Question · Q3 2025
Kelly Mota from KBW asked about WSFS Financial Corporation's talent acquisition strategy, specifically if there are other areas beyond the Philly Market President where the company seeks to bolster talent (e.g., product lines, wealth, core bank, or attractive geographies) and opportunities in referral pipelines. She also inquired about margin management, asset sensitivity, deposit base flexibility to absorb rate cuts, and the amounts of floating rate loans and indexed deposits.
Answer
David Burg, CFO, confirmed that WSFS Financial Corporation is actively adding talent in commercial relationship management and the wealth business, citing successful team liftouts and evaluating RIA acquisitions.

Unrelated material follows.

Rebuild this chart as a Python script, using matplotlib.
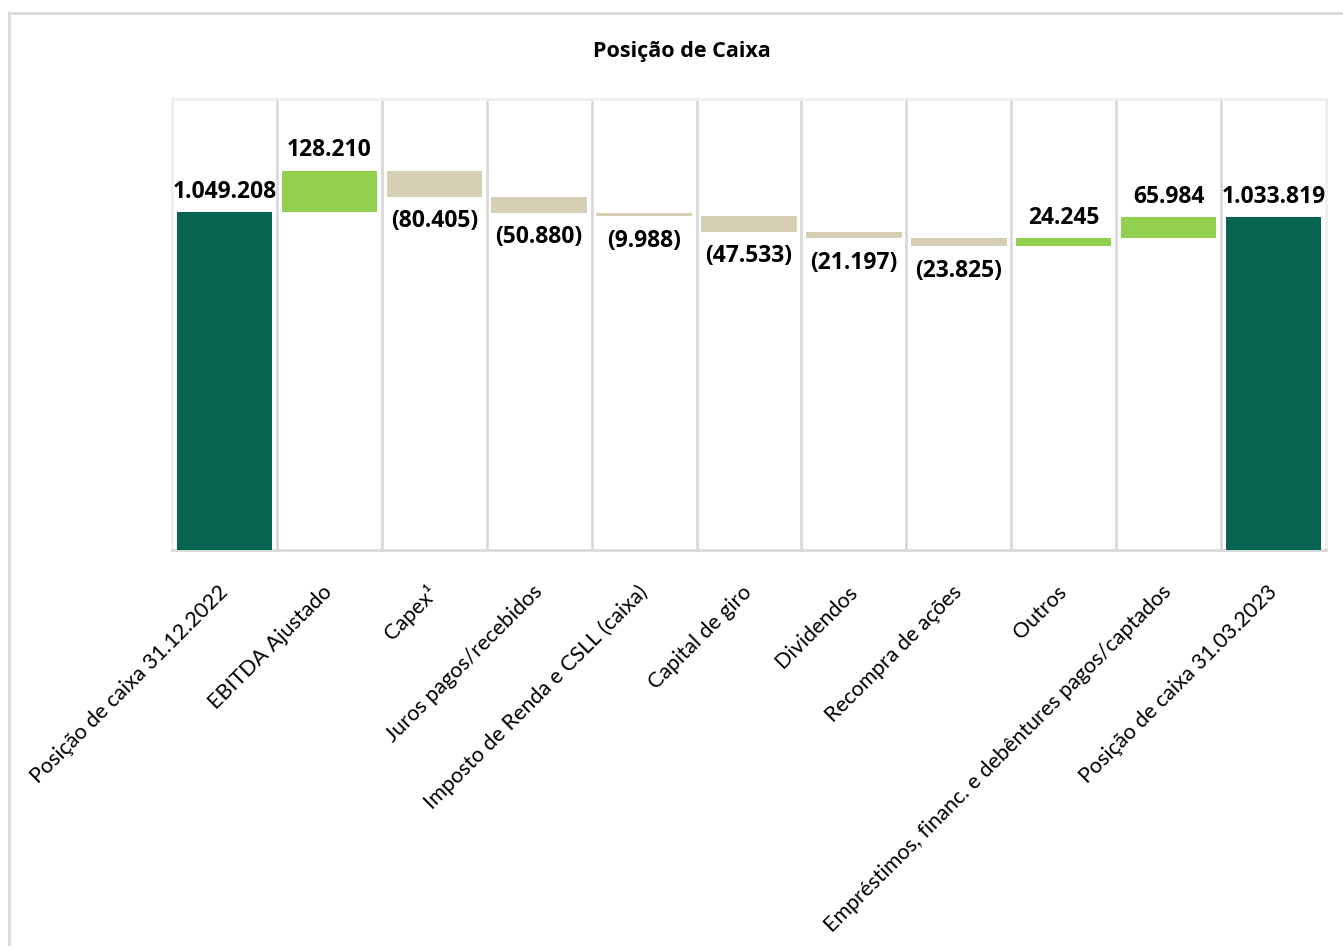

He emphasized significant untapped potential in referral pipelines across wealth, commercial, small business, and home lending. Regarding the margin, David Burg stated a near-term sensitivity of about 3 basis points per 25 basis point rate cut, but noted that long-term actions (deposit repricing with a low 40s beta, hedging program with $850 million in-the-money floor options, reinvestment of new low-cost deposits, and securities portfolio rollover yielding 4-5 basis points annually) mitigate this to 1-2 basis points. He specified floating rate loans are slightly over 50% (loan beta ~50%, dropping to ~40% with hedges) and indexed deposits are $700-$800 million.